Эти концерты продолжили марафон к столетию Московской филармонии, а также 86-й сезон Госоркестра. Созданный в 1936 году как главный симфонический коллектив страны, оркестр до 90-х годов был в штате филармонии, а теперь имеет на этой сцене именные абонементы.
Программа февральских концертов с Александром Канторовым была выстроена филигранно: Бетховен, с симфоний которого начиналась история Госоркестра, и Брамс, чью Первую симфонию Ганс фон Бюлов называл "Десятой Бетховена". А солист Александр Канторов, поразивший в финале конкурса эталонной интерпретацией Второго концерта Чайковского, именно тогда показал свое умение идеально выстраивать баланс рояля с оркестром, четкое структурное мышление, ясное понимание формы и стиля, тонкую пианистическую интуицию.
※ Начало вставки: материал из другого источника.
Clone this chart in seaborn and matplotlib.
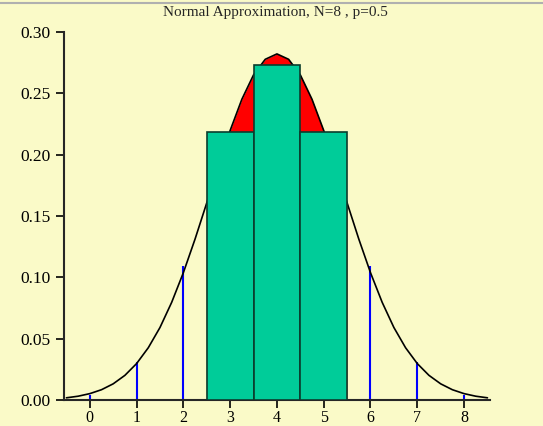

Четвертый концерт Бетховена у него звучал негромким "венским звуком", с чистейшими пассажами и чрезвычайно богатой колористической и кантиленной фактурой, с пространством, в котором словно слетались к невидимому центру пассажи и арпеджио. Его Бетховен дышал легко, звук рояля парил над оркестром. В знаменитом Andante con moto - второй части концерта - кантилена рояля (песня Орфея у входа в Аид) и резкие, жесткие унисоны струнных (врата в подземный мир) входили в захватывающее взаимодействие. Фортепианные пассажи и длинные трели "упирались" в стену тутти, становились все более витиеватыми, изощренными и при этом прозрачными, ясными - пока не "укротили" оркестровую махину. Финал получился блестящим и по монолитности ансамбля, и по качеству пианизма (как тут не вспомнить, что у Канторова школа знаменитой Рены Шерешевской).
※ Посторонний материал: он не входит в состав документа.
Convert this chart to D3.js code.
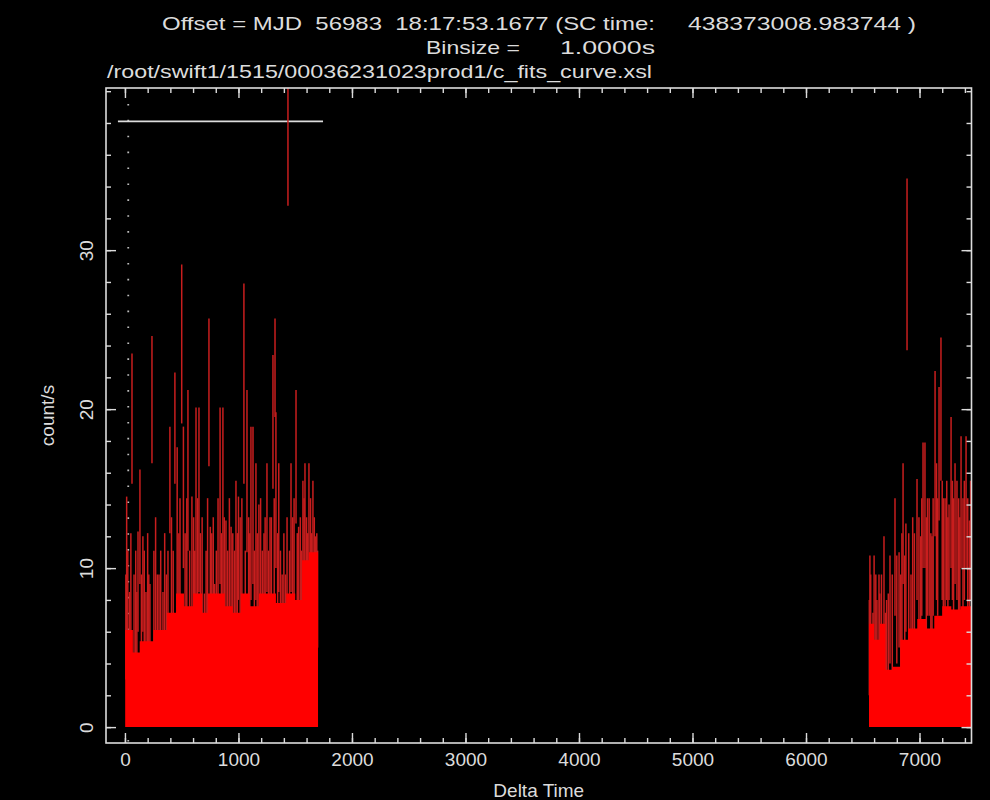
<!DOCTYPE html>
<html>
<head>
<meta charset="utf-8">
<script src="https://cdn.jsdelivr.net/npm/d3@7"></script>
<style>
  html, body { margin: 0; padding: 0; background: #000; }
  svg { display: block; background: #000; }
  text { font-family: "Liberation Sans", "DejaVu Sans", sans-serif; fill: #dcdcdc; white-space: pre; }
</style>
</head>
<body>
<svg id="chart" width="990" height="800"></svg>
<script>
// ---- light-curve data (1 s bins), error bars as low/high rate ----
const leftTime = [8,15,25,40,52,62,80,95,105,115,132,145,158,170,185,200,210,220,238,255,270,285,300,315,335,350,365,379,396,410,425,440,460,475,485,500,515,530,545,555,570,590,605,615,626,640,652,665,680,700,715,728,740,752,765,778,790,805,820,838,850,863,875,890,905,920,935,950,965,978,990,1000,1015,1030,1048,1060,1075,1090,1100,1110,1128,1140,1154,1165,1180,1195,1210,1225,1235,1251,1265,1278,1290,1304,1315,1322,1330,1345,1355,1370,1385,1400,1415,1428,1436,1450,1463,1478,1490,1507,1518,1530,1545,1555,1568,1578,1586,1600,1610,1621,1635,1645,1656,1668,1680,1690,1697];
const leftLow = [3,5,4,3,4,15.3,3,4,2,6,9,3,6,4,3,4,3,5,16.6,4,5,3,5,4,5,5,3,6,12.2,4,5,15.3,8,4,6,19.1,10,4,5,11.1,3,7,5,4,4.8,6,8.5,4,5,5,4,6,16.4,6,4,5,6,4,6,9,4,7,5,6,4,6,7,4,5,7,4,8,5,6,15.3,4,11,5,4,8,9,5,8,4,7,6,4,5,5.3,8.5,4,5,6,15,6,19.5,10,4,8.5,5,4,4,5,6,32.8,4,8.5,5,6,12.8,4,7,5,6,7,6,8.5,7,6,5,7,6,8,7,6,6,5];
const leftHigh = [9.6,14.5,11.1,8.5,12.2,23.5,9.6,11.1,8.5,12.3,16.2,9.6,12.0,11.1,8.5,12.2,9.6,9.0,24.6,11.1,13.2,9.6,9.6,11.1,8.5,12.2,9.6,11.1,18.9,13.2,11.1,22.3,17.6,12.2,14.4,29.1,18.9,12.2,14.4,21.2,11.1,14.5,13.2,11.1,20.1,14.4,20.1,12.2,13.2,8.4,11.1,14.4,25.7,12.6,12.2,13.2,9.0,11.1,14.4,20.1,12.2,20.1,13.2,13.0,11.1,14.4,12.6,12.2,11.1,15.5,12.2,14.5,13.2,14.4,27.9,11.1,21.2,13.2,12.2,18.9,18.9,11.1,16.6,12.2,14.0,14.4,11.1,12.2,13.2,16.6,11.1,13.2,13.2,23.4,14.4,25.7,19.8,12.2,16.6,11.1,9.6,12.2,9.6,13.2,46,11.1,16.6,13.2,14.4,21.2,12.2,12.6,13.2,11.1,15.5,14.4,16.6,13.2,12.2,16.6,14.4,12.2,15.5,13.2,12.0,12.2,11.1];

const rightTime = [6558,6563,6570,6590,6600,6615,6625,6643,6650,6665,6687,6700,6710,6725,6740,6760,6784,6800,6820,6835,6845,6855,6870,6880,6890,6905,6925,6940,6955,6978,6995,7010,7020,7031,7048,7060,7070,7085,7100,7110,7120,7137,7150,7160,7172,7189,7200,7210,7225,7240,7250,7260,7278,7290,7300,7313,7330,7345,7355,7366,7383,7395,7410,7425,7440,7450];
const rightLow = [2,4,3,2,4,3,3,4,2,3,6,2,3,2,4,3,7,4,5,3,5,9,4,6,23.7,5,4,6,5,8,6,5,7,10,10,6,7,7,6,6,7,12,8,7,13,15.5,8,7,7,8,6,8,10,8,7,9,8,7,7,10,7,8,10,7,7,8];
const rightHigh = [8,10.8,9.6,7.2,10.8,9.6,8,9.6,8.4,9.6,12.0,7.2,8,8.4,10.8,9.6,14.4,10.8,11,9.6,12.2,16.6,10.8,12.8,34.5,12.2,9.6,13.2,12.2,15.6,13.2,12,14.4,17.9,17.9,13.2,14.4,14.4,12.2,12,14.4,22.4,16.6,14.4,21.4,24.5,15.5,14.4,14.4,15.5,13.2,14,19.5,15.5,14.4,16.6,15.5,14.4,13.2,18.3,14.4,15.5,18.3,14.4,13,15.5];

// dense core where the low-count error bars overlap into a solid band
const leftBaseTime = [2,70,130,250,370,450,520,600,680,730,800,880,950,1020,1100,1180,1250,1330,1420,1500,1560,1620,1701];
const leftBaseTop  = [6.1,4.7,5.4,6.1,7.2,8.4,7.6,8.4,7.2,8.4,8.4,7.6,7.2,8.4,7.6,8.4,8.4,7.8,8.4,8.0,10.5,11.0,11.0];
const rightBaseTime = [6555,6600,6650,6700,6760,6830,6900,6980,7060,7130,7200,7280,7360,7458];
const rightBaseTop  = [6.5,5.5,6.5,3.6,3.8,5.5,6.2,6.8,6.2,7.0,7.6,7.4,7.6,7.6];

// interval marker and reference time line
const markerStart = -62, markerEnd = 1745, markerLevel = 38.1;
const refLineTime = 29;

// axis ticks
const xMajorTicks = [0,1000,2000,3000,4000,5000,6000,7000];
const xMinorTicks = d3.range(0, 7401, 200);
const yMajorTicks = [0,10,20,30];
const yMinorTicks = d3.range(0, 41, 2);

const titleLines = [
  "Offset = MJD  56983  18:17:53.1677 (SC time:",
  "438373008.983744 )",
  "Binsize =",
  "1.0000s",
  "/root/swift1/1515/00036231023prod1/c_fits_curve.xsl"
];

// ---- layout ----
const frame = { left: 106, right: 971.5, top: 88, bottom: 743 };
const x = d3.scaleLinear().domain([-167, 7458]).range([frame.left, frame.right]);
const y = d3.scaleLinear().domain([-1, 40.2]).range([frame.bottom, frame.top]);

const svg = d3.select("#chart");
const fg = "#dcdcdc";

svg.append("defs").append("clipPath").attr("id", "plotClip")
  .append("rect").attr("x", frame.left).attr("y", frame.top)
  .attr("width", frame.right - frame.left).attr("height", frame.bottom - frame.top);

const plot = svg.append("g").attr("clip-path", "url(#plotClip)");

// dotted reference line
plot.append("line")
  .attr("x1", x(refLineTime)).attr("x2", x(refLineTime))
  .attr("y1", y(39.2)).attr("y2", y(-1))
  .attr("stroke", "#bdbdbd").attr("stroke-width", 1.8)
  .attr("stroke-dasharray", "1.6,14.3");

// interval marker
plot.append("line")
  .attr("x1", x(markerStart)).attr("x2", x(markerEnd))
  .attr("y1", y(markerLevel)).attr("y2", y(markerLevel))
  .attr("stroke", fg).attr("stroke-width", 1.6);

// error bars
function drawBars(times, lows, highs) {
  const rows = times.map((t, i) => ({ t, lo: lows[i], hi: highs[i] }));
  plot.append("g").selectAll("line").data(rows).join("line")
    .attr("x1", d => x(d.t)).attr("x2", d => x(d.t))
    .attr("y1", d => y(d.lo)).attr("y2", d => y(d.hi))
    .attr("stroke", "#c81e1e").attr("stroke-width", 1.5);
}
drawBars(leftTime, leftLow, leftHigh);
drawBars(rightTime, rightLow, rightHigh);

// solid core band
const band = d3.area()
  .x(d => x(d.t)).y0(y(0)).y1(d => y(d.v))
  .curve(d3.curveStepAfter);
[[leftBaseTime, leftBaseTop], [rightBaseTime, rightBaseTop]].forEach(([ts, vs]) => {
  plot.append("path")
    .datum(ts.map((t, i) => ({ t, v: vs[i] })))
    .attr("d", band).attr("fill", "#ff0000");
});

// ---- axes ----
function styleAxis(g) {
  g.select(".domain").remove();
  g.selectAll("line").attr("stroke", fg).attr("stroke-width", 1.4);
}
const bottomMinor = svg.append("g").attr("transform", `translate(0,${frame.bottom})`)
  .call(d3.axisBottom(x).tickValues(xMinorTicks).tickSize(-5).tickFormat(""));
styleAxis(bottomMinor);
const bottomMajor = svg.append("g").attr("transform", `translate(0,${frame.bottom})`)
  .call(d3.axisBottom(x).tickValues(xMajorTicks).tickSize(-10).tickPadding(10).tickFormat(d3.format("d")));
styleAxis(bottomMajor);
bottomMajor.selectAll("text").attr("fill", fg).style("font-size", "19px").attr("dy", "0.71em");

const topMinor = svg.append("g").attr("transform", `translate(0,${frame.top})`)
  .call(d3.axisTop(x).tickValues(xMinorTicks).tickSize(-5).tickFormat(""));
styleAxis(topMinor);
const topMajor = svg.append("g").attr("transform", `translate(0,${frame.top})`)
  .call(d3.axisTop(x).tickValues(xMajorTicks).tickSize(-10).tickFormat(""));
styleAxis(topMajor);

const leftMinor = svg.append("g").attr("transform", `translate(${frame.left},0)`)
  .call(d3.axisLeft(y).tickValues(yMinorTicks).tickSize(-5).tickFormat(""));
styleAxis(leftMinor);
const leftMajor = svg.append("g").attr("transform", `translate(${frame.left},0)`)
  .call(d3.axisLeft(y).tickValues(yMajorTicks).tickSize(-10).tickFormat(d3.format("d")));
styleAxis(leftMajor);
leftMajor.selectAll("text")
  .attr("x", null).attr("y", null).attr("dy", "0.35em")
  .attr("text-anchor", "middle").attr("fill", fg).style("font-size", "19px")
  .attr("transform", "translate(-20,0) rotate(-90)");

const rightMinor = svg.append("g").attr("transform", `translate(${frame.right},0)`)
  .call(d3.axisRight(y).tickValues(yMinorTicks).tickSize(-5).tickFormat(""));
styleAxis(rightMinor);
const rightMajor = svg.append("g").attr("transform", `translate(${frame.right},0)`)
  .call(d3.axisRight(y).tickValues(yMajorTicks).tickSize(-10).tickFormat(""));
styleAxis(rightMajor);

// frame
svg.append("rect")
  .attr("x", frame.left).attr("y", frame.top)
  .attr("width", frame.right - frame.left).attr("height", frame.bottom - frame.top)
  .attr("fill", "none").attr("stroke", fg).attr("stroke-width", 1.6);

// axis titles
svg.append("text").text("Delta Time")
  .attr("x", (frame.left + frame.right) / 2).attr("y", 797)
  .attr("text-anchor", "middle").style("font-size", "19px");
svg.append("text").text("count/s")
  .attr("transform", `translate(47,${(frame.top + frame.bottom) / 2}) rotate(-90)`)
  .attr("dy", "0.35em").attr("text-anchor", "middle").style("font-size", "19px");

// header lines
const header = [
  { s: titleLines[0], x: 162, y: 30, w: 493 },
  { s: titleLines[1], x: 688, y: 30, w: 228 },
  { s: titleLines[2], x: 426, y: 54, w: 94 },
  { s: titleLines[3], x: 560, y: 54, w: 95 },
  { s: titleLines[4], x: 107, y: 78, w: 545 }
];
svg.selectAll("text.hdr").data(header).join("text")
  .attr("class", "hdr")
  .attr("x", d => d.x).attr("y", d => d.y)
  .attr("textLength", d => d.w).attr("lengthAdjust", "spacingAndGlyphs")
  .style("font-size", "19px")
  .text(d => d.s);
</script>
</body>
</html>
Первая симфония Брамса, о которой говорили, что, сочиняя ее, композитор чувствовал за собой "шаги гиганта" - Бетховена, у Василия Петренко и Госоркестра прозвучала с масштабом и романтическими драматическими контрастами в их бесконечном, неразрешимом развитии. Крупные массивы оркестра, трагический накал, таинственные переклички духовых, взрывные восхождения тутти, его обрывы и новые нарастания, обретавшие почти апокалиптические контуры - "буря и натиск" в первой части симфонии. Во второй - развивающиеся, разветвляющиеся, как у дерева, линии в оркестре, меланхолия, сосредоточенность и одновременно движение и непокой, словно ожидание мрака грядущего. Как и в безмятежной третьей части с ее, казалось бы, чарующей "венской" фактурой - тревожное волнение, драматизм, который в финале прозвучал с настоящим бетховенским накалом. Здесь мощные наплывы звука, рокот и дружные валторны ввели в знаменитую бетховенскую тему Оды "К радости" Девятой ("Обнимитесь миллионы), но затем с какой-то яростной энергией обрушились новыми накатами напряженных тутти. Финал был не просветленный, ликующий, а скорее фатальный. Впечатляющее оркестровое действо, драматичное, сложно устроенное, отражающее трагический дух нынешнего времени.